Christianity in Bihar, a state of India, is a minority religion, being practised by less than 0.5% of the population. Most people, about 83%, in Bihar are Hindus. Padri Ki Haveli is a Roman Catholic church in Bihar, which exists for centuries. The Diocese of Patna of the Church of North India and Emmanuel Christian Fellowship Centre (ECFC) are present in Bihar and the Pentecostal Holiness Church are present in Bihar as well as the Roman Catholic Archdiocese of Patna. The archdiocese has suffragan dioceses:the Roman Catholic Diocese of Bettiah, the Roman Catholic Diocese of Bhagalpur, the Roman Catholic Diocese of Buxar, the Roman Catholic Diocese of Muzaffarpur and the Roman Catholic Diocese of Purnea, all of whom have their seat in Bihar. Bihar has numerous house churches and a Christ Church Diocesan School exists in Patna.
Indian Pentecostal church of God Northern Region is the leading and oldest Pentecostal church in Bihar. Oldest Pentecostal Fellowship started in Rajendra Nagar, Patna. And Bihar has Christian Revival Church.

History 
During the Bettiah Raj of Bihar, the ethnoreligious community of Bettiah Christians was established in India in the 17th century by Christian missionaries belonging to the Order of Friars Minor Capuchin, a Roman Catholic religious order. It is one of the northern Indian subcontinent's oldest Christian communities that was founded after Raja Dhurup Singh requested Joseph Mary Bernini to heal his ill wife and was successful in doing so.

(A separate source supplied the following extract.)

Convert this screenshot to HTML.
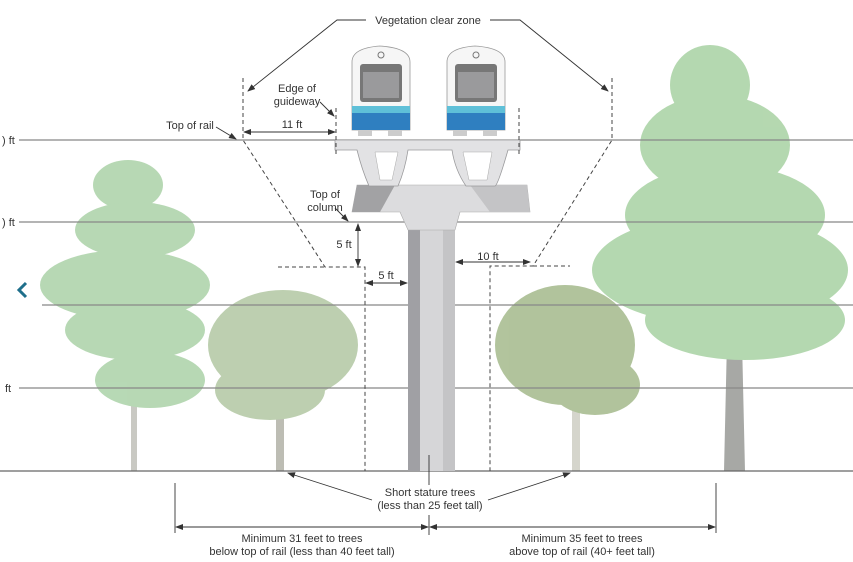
<!DOCTYPE html>
<html><head><meta charset="utf-8"><style>
html,body{margin:0;padding:0;background:#fff}
svg{display:block}
text{font-family:"Liberation Sans",Arial,sans-serif;fill:#333;font-size:11px}
</style></head><body>
<svg width="853" height="562" viewBox="0 0 853 562" xmlns="http://www.w3.org/2000/svg">
<defs>
<marker id="a" markerWidth="8" markerHeight="8" refX="7" refY="4" orient="auto" markerUnits="userSpaceOnUse"><path d="M0,1 L8,4 L0,7 Z" fill="#333"/></marker>
<marker id="b" markerWidth="8" markerHeight="8" refX="1" refY="4" orient="auto" markerUnits="userSpaceOnUse"><path d="M8,1 L0,4 L8,7 Z" fill="#333"/></marker>
</defs>
<rect width="853" height="562" fill="#fff"/>

<!-- trees -->
<g opacity="0.75">
 <rect x="131" y="300" width="6" height="171" fill="#b8b8b0"/>
 <g fill="#9fcc9c">
  <ellipse cx="128" cy="185" rx="35" ry="25"/>
  <ellipse cx="135" cy="230" rx="60" ry="28"/>
  <ellipse cx="125" cy="285" rx="85" ry="35"/>
  <ellipse cx="135" cy="330" rx="70" ry="30"/>
  <ellipse cx="150" cy="380" rx="55" ry="28"/>
 </g>
 <rect x="276" y="380" width="8" height="91" fill="#a8a89c"/>
 <g fill="#a7c096">
  <ellipse cx="283" cy="345" rx="75" ry="55"/>
  <ellipse cx="270" cy="390" rx="55" ry="30"/>
 </g>
 <rect x="572" y="390" width="8" height="81" fill="#c8c8bc"/>
 <g fill="#98b07c">
  <ellipse cx="565" cy="345" rx="70" ry="60"/>
  <ellipse cx="595" cy="385" rx="45" ry="30"/>
 </g>
 <polygon points="727,340 742,340 745,471 724,471" fill="#8a8c88"/>
 <g fill="#9ccb96">
  <ellipse cx="710" cy="85" rx="40" ry="40"/>
  <ellipse cx="715" cy="145" rx="75" ry="50"/>
  <ellipse cx="725" cy="215" rx="100" ry="50"/>
  <ellipse cx="720" cy="270" rx="128" ry="55"/>
  <ellipse cx="745" cy="320" rx="100" ry="40"/>
 </g>
</g>

<g stroke="#888" stroke-width="1.2">
 <line x1="19" y1="140" x2="853" y2="140"/>
 <line x1="19" y1="222" x2="853" y2="222"/>
 <line x1="42" y1="305" x2="853" y2="305"/>
 <line x1="19" y1="388" x2="853" y2="388"/>
 <line x1="0" y1="471" x2="853" y2="471" stroke="#666"/>
</g>
<text x="2" y="144" font-size="10">) ft</text>
<text x="2" y="226" font-size="10">) ft</text>
<text x="5" y="392" font-size="10">ft</text>
<polyline points="26,283 19,290 26,297" fill="none" stroke="#1f6f8b" stroke-width="3"/>

<!-- column -->
<polygon points="408,222 455,222 455,471 408,471" fill="#d6d6d8"/>
<polygon points="408,222 420,222 420,471 408,471" fill="#a0a0a4"/>
<polygon points="443,222 455,222 455,471 443,471" fill="#c4c4c6"/>
<polygon points="357,185 527,185 530,212 460,212 455,230 408,230 400,212 352,212" fill="#dcdcde" stroke="#aaa" stroke-width="0.6"/>
<polygon points="357,185 395,185 380,212 352,212" fill="#a2a2a4"/>
<polygon points="470,185 527,185 530,212 490,212" fill="#c4c4c6"/>
<path d="M335,140 H520 V150 L508,150 Q498,185 495,186 H466 Q455,170 452,150 H408 Q405,170 398,186 H369 Q362,170 357,150 H335 Z" fill="#e2e2e4" stroke="#9a9a9c" stroke-width="0.8"/>
<path d="M375,152 H398 L392,180 H380 Z" fill="#fff" stroke="#aaa" stroke-width="0.5"/>
<path d="M463,152 H492 L487,180 H469 Z" fill="#fff" stroke="#aaa" stroke-width="0.5"/>

<!-- trains -->
<g>
 <path d="M352,130 V62 Q352,48 380,46 Q410,48 410,62 V130 Z" fill="#f6f6f6" stroke="#999" stroke-width="0.8"/>
 <rect x="360" y="64" width="42" height="38" rx="3" fill="#777"/>
 <rect x="363" y="72" width="36" height="26" fill="#9a9a9c"/>
 <circle cx="381" cy="55" r="3" fill="none" stroke="#777"/>
 <rect x="352" y="112" width="58" height="18" fill="#2f7fc0"/>
 <rect x="352" y="106" width="58" height="7" fill="#5fc0d8"/>
 <rect x="358" y="130" width="14" height="6" fill="#ccc"/><rect x="388" y="130" width="14" height="6" fill="#ccc"/>
 <path d="M447,130 V62 Q447,48 475,46 Q505,48 505,62 V130 Z" fill="#f6f6f6" stroke="#999" stroke-width="0.8"/>
 <rect x="455" y="64" width="42" height="38" rx="3" fill="#777"/>
 <rect x="458" y="72" width="36" height="26" fill="#9a9a9c"/>
 <circle cx="476" cy="55" r="3" fill="none" stroke="#777"/>
 <rect x="447" y="112" width="58" height="18" fill="#2f7fc0"/>
 <rect x="447" y="106" width="58" height="7" fill="#5fc0d8"/>
 <rect x="453" y="130" width="14" height="6" fill="#ccc"/><rect x="483" y="130" width="14" height="6" fill="#ccc"/>
</g>

<g stroke="#444" stroke-width="1" stroke-dasharray="4,3" fill="none">
 <polyline points="243,78 243,140 325,267 365,267 365,471"/>
 <line x1="278" y1="267" x2="325" y2="267"/>
 <polyline points="612,78 612,140 533,266 490,266 490,471"/>
 <line x1="533" y1="266" x2="570" y2="266"/>
 <line x1="336" y1="108" x2="336" y2="155"/>
 <line x1="519" y1="108" x2="519" y2="155"/>
</g>

<g stroke="#333" stroke-width="0.9" fill="none">
 <polyline points="366,20 337,20 248,91" marker-end="url(#a)"/>
 <polyline points="490,20 520,20 608,91" marker-end="url(#a)"/>
 <line x1="320" y1="102" x2="334" y2="116" marker-end="url(#a)"/>
 <line x1="216" y1="127" x2="236" y2="139" marker-end="url(#a)"/>
 <line x1="244" y1="132" x2="335" y2="132" marker-start="url(#b)" marker-end="url(#a)"/>
 <line x1="335" y1="208" x2="348" y2="221" marker-end="url(#a)"/>
 <line x1="358" y1="224" x2="358" y2="266" marker-start="url(#b)" marker-end="url(#a)"/>
 <line x1="366" y1="283" x2="407" y2="283" marker-start="url(#b)" marker-end="url(#a)"/>
 <line x1="456" y1="262" x2="530" y2="262" marker-start="url(#b)" marker-end="url(#a)"/>
 <line x1="372" y1="500" x2="288" y2="473" marker-end="url(#a)"/>
 <line x1="488" y1="500" x2="570" y2="473" marker-end="url(#a)"/>
 <line x1="175" y1="483" x2="175" y2="533"/>
 <line x1="716" y1="483" x2="716" y2="533"/>
 <line x1="429" y1="455" x2="429" y2="485"/>
 <line x1="429" y1="515" x2="429" y2="535"/>
 <line x1="176" y1="527" x2="428" y2="527" marker-start="url(#b)" marker-end="url(#a)"/>
 <line x1="430" y1="527" x2="715" y2="527" marker-start="url(#b)" marker-end="url(#a)"/>
</g>

<text x="428" y="24" text-anchor="middle" font-size="12">Vegetation clear zone</text>
<text x="297" y="92" text-anchor="middle">Edge of</text>
<text x="297" y="105" text-anchor="middle">guideway</text>
<text x="190" y="129" text-anchor="middle">Top of rail</text>
<text x="292" y="128" text-anchor="middle">11 ft</text>
<text x="325" y="198" text-anchor="middle">Top of</text>
<text x="325" y="211" text-anchor="middle">column</text>
<text x="344" y="248" text-anchor="middle">5 ft</text>
<text x="386" y="279" text-anchor="middle">5 ft</text>
<text x="488" y="260" text-anchor="middle">10 ft</text>
<text x="430" y="496" text-anchor="middle">Short stature trees</text>
<text x="430" y="509" text-anchor="middle">(less than 25 feet tall)</text>
<text x="302" y="542" text-anchor="middle" font-size="10.5">Minimum 31 feet to trees</text>
<text x="302" y="555" text-anchor="middle" font-size="10.5">below top of rail (less than 40 feet tall)</text>
<text x="582" y="542" text-anchor="middle" font-size="10.5">Minimum 35 feet to trees</text>
<text x="582" y="555" text-anchor="middle" font-size="10.5">above top of rail (40+ feet tall)</text>
</svg>
</body></html>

The Bettiah Christian Mission flourished under the patronage of the royal court of the Bettiah Rajas, growing in number.

From the 17th century onwards, Catholic Christian missionaries of the Jesuit and Capuchin religious orders "established hospices at Kathmandu, Patan and Bhatgoan, the capitals of the three Malla Kings of Nepal who had permitted them to preach Christianity." An indigenous Newar Christian community thus became established. When the Mallas were overthrown by the Gurkhas, the Newar Christians took refuge in India, settling first in the city of Bettiah and then later moving eleven kilometres north to Chuhari, where they reside to this day.

List of denominations
Bihar Mennonite Mandli
Emmanuel Christian Fellowship Centre
Bethel Pentecostal Church
Gospel Echoing Missionary Society
Indian Pentecostal church of God Northern Region IPCNR leading and oldest Pentecostal church in Bihar.
Christian Revival Church

Demography 
Christianity is 3rd largest religion of Bihar, being practiced by 0.12% of the total state population. The Jain population in Bihar is 53,137 as of 2011 census report. As per 2001 census, only 53,137 Christian  were living in Bihar.